As we gear up to welcome the scandalous Mary MacLane to our stage, Designer Anna Cordingley takes us through her process of design.

Mine is a very early-heavy process; I love the research and developmental phase of a project. And The Story of Mary Maclane By Herself was marvelous in that we were afforded several periods of intense work peppered with lengthy gaps… a perfect situation for letting design ideas germinate. For having them, testing them, throwing out those which grow stale over time and improving those which remain.

Mary MacLane’s (MM) design was influenced by such varied sources. The eerie palate of Balthus; the uncanny compositions of Helmet Newton; the complex representations of self by Cindy Sherman and Yasumasa Morimura; the loneliness and space of Australian photographer Jane Burton. One key provocation was Francesca Woodman. Her awkward corners, her grittiness. Her sense of the domestic and the strange combined.

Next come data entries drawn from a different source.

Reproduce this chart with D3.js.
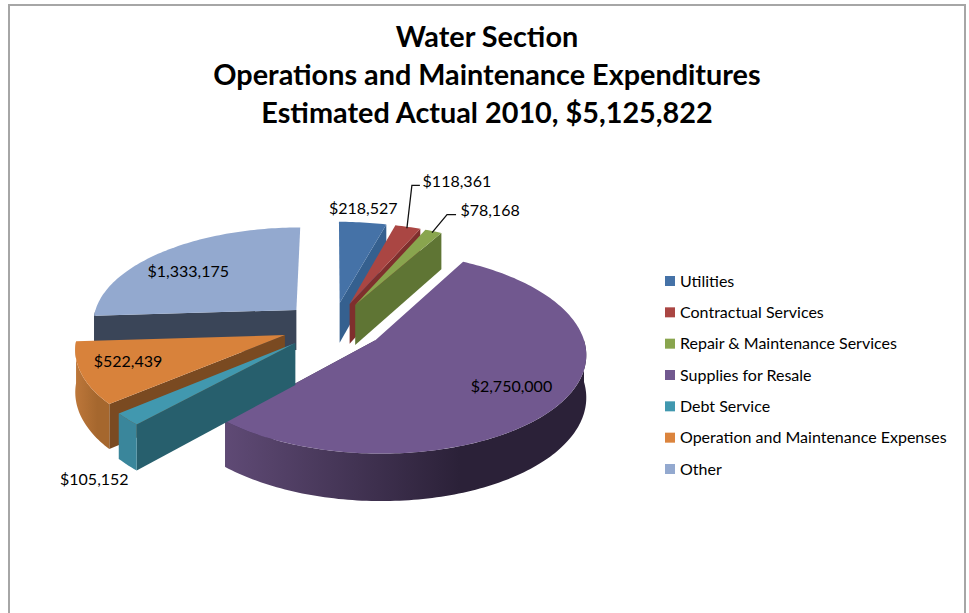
<!DOCTYPE html>
<html>
<head>
<meta charset="utf-8">
<script src="https://cdnjs.cloudflare.com/ajax/libs/d3/7.8.5/d3.min.js"></script>
<style>
  html, body { margin: 0; padding: 0; background: #fff; }
  svg { display: block; }
  text { font-family: Lato, "Open Sans", sans-serif; fill: #000; }
</style>
</head>
<body>
<svg id="chart" width="969" height="613"></svg>
<script>
// Data
const titleLines = ["Water Section", "Operations and Maintenance Expenditures", "Estimated Actual 2010, $5,125,822"];
const categories = ["Utilities", "Contractual Services", "Repair & Maintenance Services", "Supplies for Resale", "Debt Service", "Operation and Maintenance Expenses", "Other"];
const values = [218527, 118361, 78168, 2750000, 105152, 522439, 1333175];

// Colours
const legendColors = ["#4572A7", "#AA4643", "#89A54E", "#71588F", "#4198AF", "#DB843D", "#93A9CF"];
const topColors    = ["#4572A7", "#AA4643", "#89A54E", "#71588F", "#4198AF", "#D8823B", "#93A9CF"];
const sideColors   = ["#35608F", "#7F2F2D", "#5F7534", "#3D3050", "#275F6D", "#7A4A21", "#3A4558"];
const wallFrom     = ["#4572A7", "#AA4643", "#89A54E", "#5F4A75", "#3A869B", "#BD773A", "#3A4558"];
const wallTo       = ["#4572A7", "#AA4643", "#89A54E", "#2B2138", "#3A869B", "#A5672E", "#3A4558"];

// Projection of the pie plane, with some perspective
const cx = 333, cy = 326, rx = 205, ry = 96, depth = 41;
const persp = 0.12, explode = 0.25;

const project = (u, v, z = 0) => {
  const w = 1 - persp * v;
  return [cx + rx * u / w, cy + (ry * v + depth * z) / w];
};

const svg = d3.select("#chart");
const defs = svg.append("defs");
const closed = d3.line().curve(d3.curveLinearClosed);
const fmt = d3.format("$,");

const slices = d3.pie().sort(null).value(d => d)(values).map((d, i) => {
  const mid = (d.startAngle + d.endAngle) / 2;
  return {
    i,
    start: d.startAngle,
    end: d.endAngle,
    mid,
    ou: explode * Math.sin(mid),
    ov: -explode * Math.cos(mid)
  };
});

const onRim = (s, a, r = 1, z = 0) =>
  project(s.ou + r * Math.sin(a), s.ov - r * Math.cos(a), z);

const arcAngles = (a0, a1) => {
  const n = Math.max(2, Math.ceil((a1 - a0) / 0.02));
  return d3.range(n + 1).map(k => a0 + (a1 - a0) * k / n);
};

// Frame
svg.append("path")
  .attr("d", "M9,613V5H965V613")
  .attr("fill", "none").attr("stroke", "#A6A6A6").attr("stroke-width", 2);

// Title
svg.append("g").selectAll("text").data(titleLines).join("text")
  .attr("x", 487)
  .attr("y", (d, i) => 47 + i * 38)
  .attr("text-anchor", "middle")
  .attr("font-size", 28.8)
  .attr("font-weight", 700)
  .text(d => d);

// Slices, back to front
const pieG = svg.append("g");
slices.slice().sort((a, b) => a.ov - b.ov).forEach(s => {
  const g = pieG.append("g").attr("class", "slice");
  const apexTop = project(s.ou, s.ov);
  const apexBot = project(s.ou, s.ov, 1);

  // radial wall facing the viewer: the leading edge in the lower half, the trailing edge on the right
  const wallAngle = s.mid < Math.PI ? s.end : s.start;
  g.append("path")
    .attr("d", closed([apexTop, onRim(s, wallAngle), onRim(s, wallAngle, 1, 1), apexBot]))
    .attr("fill", sideColors[s.i]);

  // outer wall, only the part on the near side of the pie
  const a0 = Math.max(s.start, Math.PI / 2), a1 = Math.min(s.end, Math.PI * 1.5);
  if (a1 > a0) {
    const angles = arcAngles(a0, a1);
    const top = angles.map(a => onRim(s, a));
    const bot = angles.map(a => onRim(s, a, 1, 1)).reverse();
    const xs = top.concat(bot).map(p => p[0]);
    const id = "wall" + s.i;
    const grad = defs.append("linearGradient").attr("id", id)
      .attr("gradientUnits", "userSpaceOnUse")
      .attr("x1", d3.min(xs)).attr("x2", d3.max(xs)).attr("y1", 0).attr("y2", 0);
    grad.append("stop").attr("offset", 0).attr("stop-color", wallFrom[s.i]);
    grad.append("stop").attr("offset", 0.65).attr("stop-color", wallTo[s.i]);
    grad.append("stop").attr("offset", 1).attr("stop-color", wallTo[s.i]);
    g.append("path").attr("d", closed(top.concat(bot))).attr("fill", `url(#${id})`);
  }

  // top face
  const face = [apexTop].concat(arcAngles(s.start, s.end).map(a => onRim(s, a)));
  g.append("path").attr("d", closed(face)).attr("fill", topColors[s.i]);
});

// Data labels: distance along the slice middle, then a nudge to the centre of the text
const labelR  = [1.02, 0.98, 0.98, 0.6, 1.15, 0.75, 0.6];
const labelDx = [0, 50, 58, 28, -5, -6, -26];
const labelDy = [-14, -48, -23, 9, 47, -3, -3];
const leaderElbow = [0, 45, 43, 0, 0, 0, 0];
const leaderEnd   = [0, 37, 34, 0, 0, 0, 0];

slices.forEach(s => {
  const p = onRim(s, s.mid, labelR[s.i]);
  const lx = p[0] + labelDx[s.i], ly = p[1] + labelDy[s.i];
  svg.append("text")
    .attr("x", lx).attr("y", ly)
    .attr("text-anchor", "middle").attr("dominant-baseline", "central")
    .attr("font-size", 16)
    .text(fmt(values[s.i]));
  if (leaderElbow[s.i]) {
    svg.append("path")
      .attr("d", d3.line()([p, [lx - leaderElbow[s.i], ly + 5], [lx - leaderEnd[s.i], ly + 5]]))
      .attr("fill", "none").attr("stroke", "#111").attr("stroke-width", 1.3);
  }
});

// Legend
const legendY = d3.scalePoint().domain(categories).range([281, 469]);
const legend = svg.append("g").selectAll("g").data(categories).join("g")
  .attr("transform", d => `translate(665,${legendY(d)})`);
legend.append("rect")
  .attr("y", -5).attr("width", 10).attr("height", 10)
  .attr("fill", (d, i) => legendColors[i]);
legend.append("text")
  .attr("x", 15).attr("y", -1).attr("dominant-baseline", "central")
  .attr("font-size", 16)
  .text(d => d);
</script>
</body>
</html>
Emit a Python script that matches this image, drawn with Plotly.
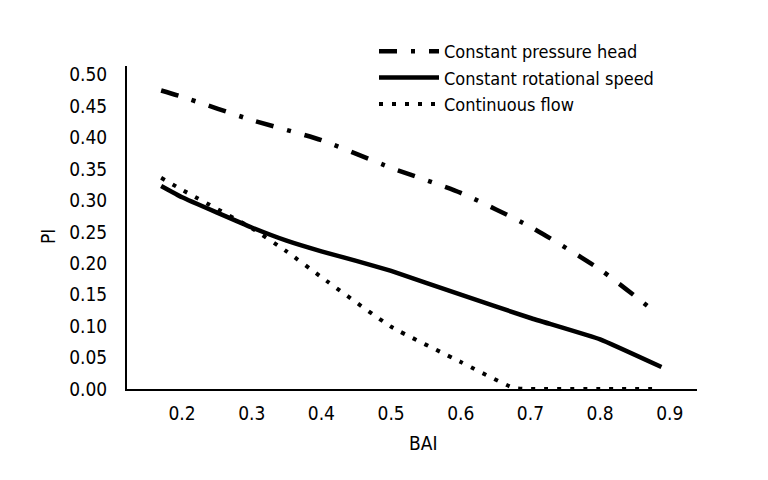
import plotly.graph_objects as go

bai_head = [0.17, 0.2, 0.3, 0.4, 0.5, 0.6, 0.7, 0.8, 0.876]
pi_head = [0.475, 0.465, 0.428, 0.396, 0.352, 0.312, 0.258, 0.19, 0.125]

bai_speed = [0.17, 0.2, 0.3, 0.35, 0.4, 0.45, 0.5, 0.6, 0.7, 0.8, 0.888]
pi_speed = [0.323, 0.305, 0.257, 0.236, 0.219, 0.204, 0.188, 0.150, 0.113, 0.079, 0.035]

bai_flow = [0.17, 0.2, 0.3, 0.35, 0.4, 0.5, 0.6, 0.675, 0.7, 0.8, 0.885]
pi_flow = [0.336, 0.317, 0.256, 0.219, 0.178, 0.099, 0.043, 0.002, 0.0, 0.0, 0.0]

names = ["Constant pressure head", "Constant rotational speed", "Continuous flow"]
x_ticks = [0.2, 0.3, 0.4, 0.5, 0.6, 0.7, 0.8, 0.9]
y_ticks = [0.0, 0.05, 0.1, 0.15, 0.2, 0.25, 0.3, 0.35, 0.4, 0.45, 0.5]

FONT = "DejaVu Sans Condensed, Liberation Sans Narrow, sans-serif"

fig = go.Figure()
fig.add_trace(go.Scatter(x=bai_head, y=pi_head, mode="lines", name=names[0],
                         line=dict(color="black", width=4.5, dash="18px,14px,4px,14px", shape="spline", smoothing=0.6)))
fig.add_trace(go.Scatter(x=bai_speed, y=pi_speed, mode="lines", name=names[1],
                         line=dict(color="black", width=4.5, shape="spline", smoothing=0.3)))
fig.add_trace(go.Scatter(x=bai_flow, y=pi_flow, mode="lines", name=names[2],
                         line=dict(color="black", width=4, dash="4px,9px", shape="spline", smoothing=0.4)))

# page has an 8px body margin; plot area target in screen pixels
OFF = 8
PL, PT, PR, PB = 127, 66, 697, 389
L, T = PL - OFF, PT - OFF
R, B = 768 - (PR - OFF), 480 - (PB - OFF)
pw, ph = PR - PL, PB - PT

fig.update_layout(
    width=768, height=480,
    margin=dict(l=L, r=R, t=T, b=B, autoexpand=False),
    paper_bgcolor="white", plot_bgcolor="white",
    font=dict(family=FONT, size=19, color="black"),
    showlegend=True,
    legend=dict(x=(374 - PL) / pw, y=1 + (PT - 33) / ph, xanchor="left", yanchor="top",
                bgcolor="rgba(0,0,0,0)", font=dict(size=18, family=FONT),
                itemwidth=60, traceorder="normal", tracegroupgap=1),
    xaxis=dict(range=[0.121, 0.939], tickvals=x_ticks, ticktext=[f"{v:.1f}" for v in x_ticks],
               showgrid=False, zeroline=False, showline=True, linecolor="black", linewidth=2,
               ticks="", ticklabelstandoff=6, automargin=False),
    yaxis=dict(range=[0, 0.514], tickvals=y_ticks, ticktext=[f"{v:.2f}" for v in y_ticks],
               showgrid=False, zeroline=False, showline=True, linecolor="black", linewidth=2,
               ticks="", ticklabelstandoff=14, automargin=False),
    annotations=[
        dict(text="PI", x=(48 - PL) / pw, y=(PB - 237) / ph, xref="paper", yref="paper",
             showarrow=False, textangle=-90, xanchor="center", yanchor="middle",
             font=dict(size=19, family=FONT)),
        dict(text="BAI", x=(423 - PL) / pw, y=(PB - 443) / ph, xref="paper", yref="paper",
             showarrow=False, xanchor="center", yanchor="middle",
             font=dict(size=19, family=FONT)),
    ],
)

fig.write_html("out.html")
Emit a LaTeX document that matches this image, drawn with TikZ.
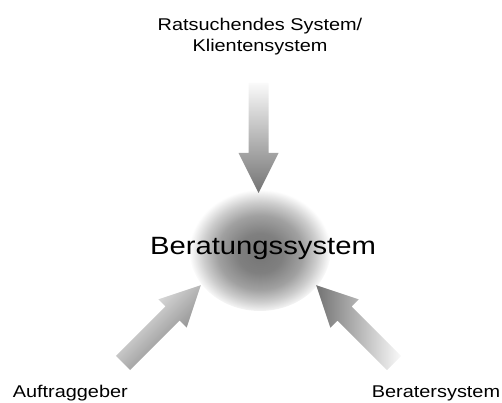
\documentclass[tikz,border=0pt]{standalone}
\usepackage{fontspec}
\setmainfont{Liberation Sans}[FakeStretch=1.17]
\pgfdeclareradialshading{blobshade}{\pgfpoint{0bp}{-2bp}}{%
  color(0bp)=(black!54); color(8bp)=(black!50); color(15bp)=(black!37); color(20bp)=(black!20); color(23bp)=(black!8); color(25bp)=(white); color(50bp)=(white)}
\tikzset{
  lbl/.style={inner sep=0pt, font=\fontsize{17}{21}\selectfont, align=center},
  mainlbl/.style={inner sep=0pt, font=\fontsize{25}{30}\selectfont},
  fatarrow/.style={draw=none, left color=black!2, right color=black!55}
}
\newcommand{\fatarrowpath}{(0,-10) -- (70,-10) -- (70,-20) -- (110,0) -- (70,20) -- (70,10) -- (0,10) -- cycle}
\begin{document}
\begin{tikzpicture}[x=1pt,y=1pt]
\useasboundingbox (0,0) rectangle (502,403);
% central blob
\shade[shading=blobshade] (260,154) ellipse [x radius=71, y radius=62];
\node[mainlbl, anchor=base] (center) at (263,148) {Beratungssystem};
% labels
\node[lbl, anchor=north] (client) at (260,385) {Ratsuchendes System/\\Klientensystem};
\node[lbl, anchor=base] (auftrag) at (70.3,5) {Auftraggeber};
\node[lbl, anchor=base] (berater) at (436,5) {Beratersystem};
% arrow end points
\coordinate (ttail) at (258.5,320);
\coordinate (ltail) at (123,40);
\coordinate (rtail) at (394,40);
% top arrow
\begin{scope}[shift={(ttail)}, rotate=-90]
  \shade[draw=none, top color=black!2, bottom color=black!55] \fatarrowpath;
\end{scope}
% left arrow
\begin{scope}[shift={(ltail)}, rotate=45]
  \shade[fatarrow, shading angle=45] \fatarrowpath;
\end{scope}
% right arrow
\begin{scope}[shift={(rtail)}, rotate=135]
  \shade[fatarrow, shading angle=-45, left color=black!55, right color=black!2] \fatarrowpath;
\end{scope}
\end{tikzpicture}
\end{document}
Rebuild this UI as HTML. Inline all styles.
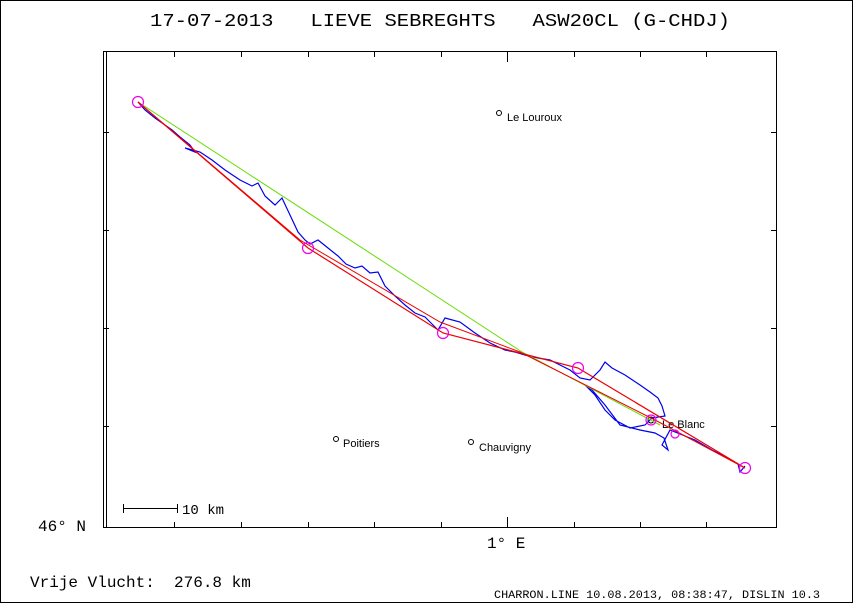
<!DOCTYPE html>
<html><head><style>
html,body{margin:0;padding:0;background:#fff;}
svg{display:block;font-family:"Liberation Mono",monospace;}
text{white-space:pre;}
</style></head><body>
<svg width="853" height="603" viewBox="0 0 853 603" xmlns="http://www.w3.org/2000/svg" xml:space="preserve">
<rect x="0.5" y="0.5" width="852" height="602" fill="#fff" stroke="#000"/>
<text x="440" y="26" font-size="18" text-anchor="middle" fill="#000" font-family="Liberation Mono, monospace" textLength="580" lengthAdjust="spacingAndGlyphs">17-07-2013   LIEVE SEBREGHTS   ASW20CL (G-CHDJ)</text>
<rect x="103.5" y="51.5" width="673" height="476" fill="none" stroke="#000"/>
<line x1="106.5" y1="52" x2="106.5" y2="527" stroke="#000"/>
<g stroke="#000">
<line x1="174.5" y1="52" x2="174.5" y2="57"/><line x1="241.5" y1="52" x2="241.5" y2="57"/><line x1="308.5" y1="52" x2="308.5" y2="57"/><line x1="374.5" y1="52" x2="374.5" y2="57"/><line x1="441.5" y1="52" x2="441.5" y2="57"/><line x1="507.5" y1="52" x2="507.5" y2="62"/><line x1="574.5" y1="52" x2="574.5" y2="57"/><line x1="640.5" y1="52" x2="640.5" y2="57"/><line x1="706.5" y1="52" x2="706.5" y2="57"/>
<line x1="174.5" y1="522" x2="174.5" y2="527"/><line x1="241.5" y1="522" x2="241.5" y2="527"/><line x1="308.5" y1="522" x2="308.5" y2="527"/><line x1="374.5" y1="522" x2="374.5" y2="527"/><line x1="441.5" y1="522" x2="441.5" y2="527"/><line x1="507.5" y1="517" x2="507.5" y2="527"/><line x1="574.5" y1="522" x2="574.5" y2="527"/><line x1="640.5" y1="522" x2="640.5" y2="527"/><line x1="706.5" y1="522" x2="706.5" y2="527"/>
<line x1="104" y1="132.5" x2="109" y2="132.5"/><line x1="104" y1="230.5" x2="109" y2="230.5"/><line x1="104" y1="328.5" x2="109" y2="328.5"/><line x1="104" y1="426.5" x2="109" y2="426.5"/>
<line x1="771" y1="132.5" x2="776" y2="132.5"/><line x1="771" y1="230.5" x2="776" y2="230.5"/><line x1="771" y1="328.5" x2="776" y2="328.5"/><line x1="771" y1="426.5" x2="776" y2="426.5"/>
<line x1="123" y1="508.5" x2="177" y2="508.5"/><line x1="123.5" y1="504" x2="123.5" y2="513"/><line x1="177.5" y1="504" x2="177.5" y2="513"/>
</g>
<text x="182" y="514" font-size="14" font-family="Liberation Mono, monospace">10 km</text>
<text x="38" y="531" font-size="16" font-family="Liberation Mono, monospace">46° N</text>
<text x="487" y="548" font-size="16" font-family="Liberation Mono, monospace">1° E</text>
<text x="30" y="587" font-size="16" font-family="Liberation Mono, monospace">Vrije Vlucht:  276.8 km</text>
<text x="494" y="598" font-size="11" font-family="Liberation Mono, monospace" textLength="326" lengthAdjust="spacingAndGlyphs">CHARRON.LINE 10.08.2013, 08:38:47, DISLIN 10.3</text>
<g font-family="Liberation Sans, sans-serif" font-size="11" fill="#000">
<circle cx="499" cy="113" r="2.5" fill="none" stroke="#000"/><text x="507" y="121">Le Louroux</text>
<circle cx="336" cy="439" r="2.5" fill="none" stroke="#000"/><text x="343" y="447">Poitiers</text>
<circle cx="471" cy="442" r="2.5" fill="none" stroke="#000"/><text x="479" y="451">Chauvigny</text>
<circle cx="651" cy="420" r="3" fill="none" stroke="#000"/><text x="662" y="428">Le Blanc</text>
</g>
<polyline fill="none" stroke="#0000ee" stroke-width="1.2" points="138,102 145,110 155,118 165,125 172,130 180,137 190,145 195,152 185,148 200,152 212,160 225,170 240,180 252,186 258,183 265,196 275,205 282,198 290,215 298,232 305,240 310,244 318,240 328,248 338,256 346,264 355,268 362,266 370,273 378,272 385,286 395,296 405,305 415,313 425,317 432,324 438,330 445,318 460,322 475,333 490,343 505,350 515,352 525,355 538,358 550,360 560,365 570,370 580,378 590,380 600,370 605,362 612,368 625,375 640,385 650,392 658,398 662,406 665,416 652,418 645,425 630,428 615,420 605,410 595,395 585,385 592,390 605,405 620,425 640,430 655,433 664,438 668,450 662,445 670,430 680,434 695,440 712,450 728,458 738,464 740,472 745,466"/>
<polyline fill="none" stroke="#66dd00" stroke-width="1" points="138,102 522,352 660,425"/>
<polyline fill="none" stroke="#ee0000" stroke-width="1.2" points="138,102 308,248 443,333 578,368 745,468"/>
<polyline fill="none" stroke="#ee0000" stroke-width="1" points="138,102 300,240 440,322 520,352 655,420 745,468"/>
<g fill="none" stroke="#ee00ee" stroke-width="1.2">
<circle cx="138" cy="102" r="5.5"/><circle cx="308" cy="248" r="5.5"/><circle cx="443" cy="333" r="5.5"/><circle cx="578" cy="368" r="5.5"/><circle cx="651" cy="420" r="5"/><circle cx="675" cy="434" r="4"/><circle cx="745" cy="468" r="5.5"/>
</g>
</svg>
</body></html>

Tanya (Goldberg) and I felt we needed to anchor MM in a distinct period yet maintain the freedom to muck-up our convention when required. In the same manner, we wanted to create a world which could be domestic and familiar one minute yet spectacularly show-biz the next. Our costumes are anchored in the year 1902 – the date of Mary’s first publication – but the play traverses decades. Importantly, we wished to impart something of Miss Havisham in the world… a sadness like an opportunity missed.

Upon entering the space, the audience sees a fancy proscenium in a rich theatrical realm, one spruiked by the illustrious Tim Rogers in his role as The Man. This may be Mary’s real or imagined world – at times it may be both – and at times the glamour should recede into the aforementioned sadness and domesticity. Of course, domesticity is not always marred with sadness! But it is for Mary…

The musicians inhabit the performative and presentational part of the world. They are less real than the grime on the linoleum but absolutely real for Mary. They are choreographed around a fundamentally bare stage, facilitating storytelling and full of wonderful, gentle subtext.

When The Story of Mary MacLane By Herself was first presented, we were in the Malthouse’s end-on Beckett theatre with a capacity of close to 200 people. Griffin’s Stables, of course, is a smaller theatre still, and those wild angles make for a more confidential staging relationship. What this means for our set is something of an small overhaul: pivoting blocking from the square to the diagonal, downsizing the proscenium and curtain to match, losing Melbourne’s rake and gaining Sydney’s intimacy. I imagine hearing Tim, Mark, Andy and Boj resound in that tiny diamond will be a very special thing indeed.

Anna Cordingley was the 2012 winner of the Kristian Fredrikson Scholarship for Design in the performing arts (allowing her to study overseas to further her career) and winner of this year’s Green Room award for set/costume design for her body of work.